Omit every picture, and retype the lines that run from the beginning of the data below through the line containing "[0, 20, 40]];", inclusive.

- - -

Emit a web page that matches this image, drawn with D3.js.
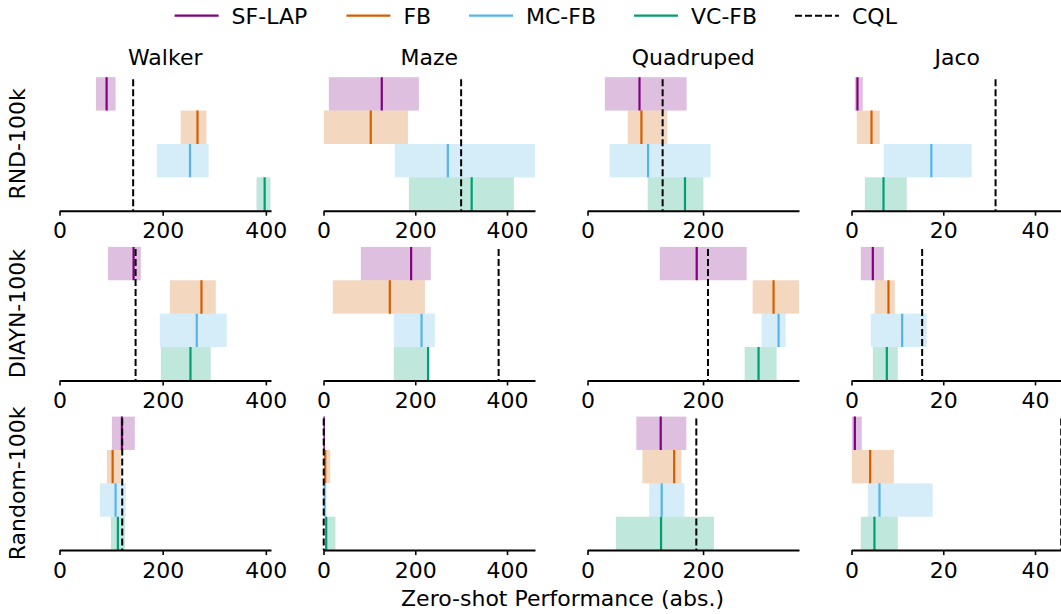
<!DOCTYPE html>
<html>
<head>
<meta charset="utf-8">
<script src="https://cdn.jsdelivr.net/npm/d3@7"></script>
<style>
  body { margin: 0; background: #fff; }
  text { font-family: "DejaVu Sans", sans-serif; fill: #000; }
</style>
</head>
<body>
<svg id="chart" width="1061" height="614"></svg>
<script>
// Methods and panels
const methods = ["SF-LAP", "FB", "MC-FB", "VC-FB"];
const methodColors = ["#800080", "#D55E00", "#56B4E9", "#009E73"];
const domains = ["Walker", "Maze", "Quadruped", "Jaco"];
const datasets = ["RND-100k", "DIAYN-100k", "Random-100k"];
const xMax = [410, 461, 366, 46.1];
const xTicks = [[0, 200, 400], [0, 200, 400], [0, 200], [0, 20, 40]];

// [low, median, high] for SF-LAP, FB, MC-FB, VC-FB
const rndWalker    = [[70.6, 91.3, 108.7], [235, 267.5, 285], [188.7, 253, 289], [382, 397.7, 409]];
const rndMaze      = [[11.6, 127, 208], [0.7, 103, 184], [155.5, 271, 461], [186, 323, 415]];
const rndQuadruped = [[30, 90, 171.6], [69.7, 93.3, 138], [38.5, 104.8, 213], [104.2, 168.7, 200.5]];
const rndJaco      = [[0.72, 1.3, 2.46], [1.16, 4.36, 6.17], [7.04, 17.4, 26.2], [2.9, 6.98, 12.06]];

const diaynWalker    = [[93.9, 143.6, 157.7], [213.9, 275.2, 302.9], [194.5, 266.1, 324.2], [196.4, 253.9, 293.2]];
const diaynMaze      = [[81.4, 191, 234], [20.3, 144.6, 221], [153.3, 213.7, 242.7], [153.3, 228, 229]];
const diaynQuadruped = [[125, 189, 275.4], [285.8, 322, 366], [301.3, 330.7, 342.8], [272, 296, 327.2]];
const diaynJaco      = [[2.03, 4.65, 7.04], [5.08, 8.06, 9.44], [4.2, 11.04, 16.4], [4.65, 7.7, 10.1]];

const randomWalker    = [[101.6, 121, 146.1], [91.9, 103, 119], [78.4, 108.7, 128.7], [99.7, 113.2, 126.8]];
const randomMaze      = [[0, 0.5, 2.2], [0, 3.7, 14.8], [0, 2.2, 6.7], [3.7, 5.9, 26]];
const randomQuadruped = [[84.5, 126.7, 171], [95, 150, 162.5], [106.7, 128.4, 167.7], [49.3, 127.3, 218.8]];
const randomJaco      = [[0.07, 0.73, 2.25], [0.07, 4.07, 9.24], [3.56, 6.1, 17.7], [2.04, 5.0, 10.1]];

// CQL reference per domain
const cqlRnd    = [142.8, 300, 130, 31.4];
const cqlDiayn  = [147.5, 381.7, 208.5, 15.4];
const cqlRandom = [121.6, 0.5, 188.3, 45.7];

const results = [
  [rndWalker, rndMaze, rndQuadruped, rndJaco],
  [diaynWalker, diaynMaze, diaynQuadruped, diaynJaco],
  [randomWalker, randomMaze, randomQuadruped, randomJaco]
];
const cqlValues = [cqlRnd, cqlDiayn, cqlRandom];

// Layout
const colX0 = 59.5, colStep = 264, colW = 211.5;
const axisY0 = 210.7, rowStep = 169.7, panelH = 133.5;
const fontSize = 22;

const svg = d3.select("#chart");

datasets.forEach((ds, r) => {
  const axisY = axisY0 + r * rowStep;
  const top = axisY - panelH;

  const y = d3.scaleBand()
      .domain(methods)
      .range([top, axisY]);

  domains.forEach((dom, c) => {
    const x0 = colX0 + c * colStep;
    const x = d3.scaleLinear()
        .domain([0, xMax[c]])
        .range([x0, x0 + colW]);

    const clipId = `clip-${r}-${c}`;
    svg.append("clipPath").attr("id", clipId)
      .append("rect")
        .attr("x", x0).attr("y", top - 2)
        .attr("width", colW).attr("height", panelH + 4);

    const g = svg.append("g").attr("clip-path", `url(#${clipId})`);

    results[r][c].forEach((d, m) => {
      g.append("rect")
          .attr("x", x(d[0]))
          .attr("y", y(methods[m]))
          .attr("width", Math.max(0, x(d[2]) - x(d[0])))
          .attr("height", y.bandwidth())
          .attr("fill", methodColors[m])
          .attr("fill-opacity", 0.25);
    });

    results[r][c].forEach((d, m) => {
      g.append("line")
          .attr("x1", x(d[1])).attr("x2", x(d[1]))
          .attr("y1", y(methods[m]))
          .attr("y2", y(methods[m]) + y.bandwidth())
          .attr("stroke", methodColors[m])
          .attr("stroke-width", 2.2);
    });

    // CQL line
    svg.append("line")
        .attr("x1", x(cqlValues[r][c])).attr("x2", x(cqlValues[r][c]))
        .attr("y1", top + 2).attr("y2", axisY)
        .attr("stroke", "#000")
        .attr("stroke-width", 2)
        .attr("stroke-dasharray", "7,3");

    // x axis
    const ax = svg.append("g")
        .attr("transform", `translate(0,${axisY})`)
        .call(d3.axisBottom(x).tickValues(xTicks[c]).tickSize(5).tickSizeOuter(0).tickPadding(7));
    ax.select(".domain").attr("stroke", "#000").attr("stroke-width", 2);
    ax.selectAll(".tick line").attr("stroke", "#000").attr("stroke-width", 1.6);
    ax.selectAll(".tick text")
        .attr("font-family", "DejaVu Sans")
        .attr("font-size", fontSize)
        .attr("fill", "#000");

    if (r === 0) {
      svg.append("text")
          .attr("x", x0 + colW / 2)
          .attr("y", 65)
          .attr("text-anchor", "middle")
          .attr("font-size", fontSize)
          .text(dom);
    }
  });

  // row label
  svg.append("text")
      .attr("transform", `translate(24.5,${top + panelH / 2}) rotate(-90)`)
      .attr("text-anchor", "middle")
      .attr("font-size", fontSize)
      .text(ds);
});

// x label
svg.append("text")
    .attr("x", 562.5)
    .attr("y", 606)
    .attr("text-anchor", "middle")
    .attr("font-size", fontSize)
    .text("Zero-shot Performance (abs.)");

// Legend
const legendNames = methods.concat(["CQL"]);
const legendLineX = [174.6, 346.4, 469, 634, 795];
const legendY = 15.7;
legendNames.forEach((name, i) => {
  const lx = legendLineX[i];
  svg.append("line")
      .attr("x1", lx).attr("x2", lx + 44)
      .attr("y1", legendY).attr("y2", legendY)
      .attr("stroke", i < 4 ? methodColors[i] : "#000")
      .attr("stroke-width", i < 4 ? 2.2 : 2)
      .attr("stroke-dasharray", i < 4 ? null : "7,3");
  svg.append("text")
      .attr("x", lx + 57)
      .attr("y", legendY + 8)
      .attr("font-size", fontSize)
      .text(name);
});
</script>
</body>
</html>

- - -

Reply:
Emit a web page that matches this image, drawn with D3.js.
<!DOCTYPE html>
<html>
<head>
<meta charset="utf-8">
<script src="https://cdn.jsdelivr.net/npm/d3@7"></script>
<style>
  body { margin: 0; background: #fff; }
  text { font-family: "DejaVu Sans", sans-serif; fill: #000; }
</style>
</head>
<body>
<svg id="chart" width="1061" height="614"></svg>
<script>
// Methods and panels
const methods = ["SF-LAP", "FB", "MC-FB", "VC-FB"];
const methodColors = ["#800080", "#D55E00", "#56B4E9", "#009E73"];
const domains = ["Walker", "Maze", "Quadruped", "Jaco"];
const datasets = ["RND-100k", "DIAYN-100k", "Random-100k"];
const xMax = [410, 461, 366, 46.1];
const xTicks = [[0, 200, 400], [0, 200, 400], [0, 200], [0, 20, 40]];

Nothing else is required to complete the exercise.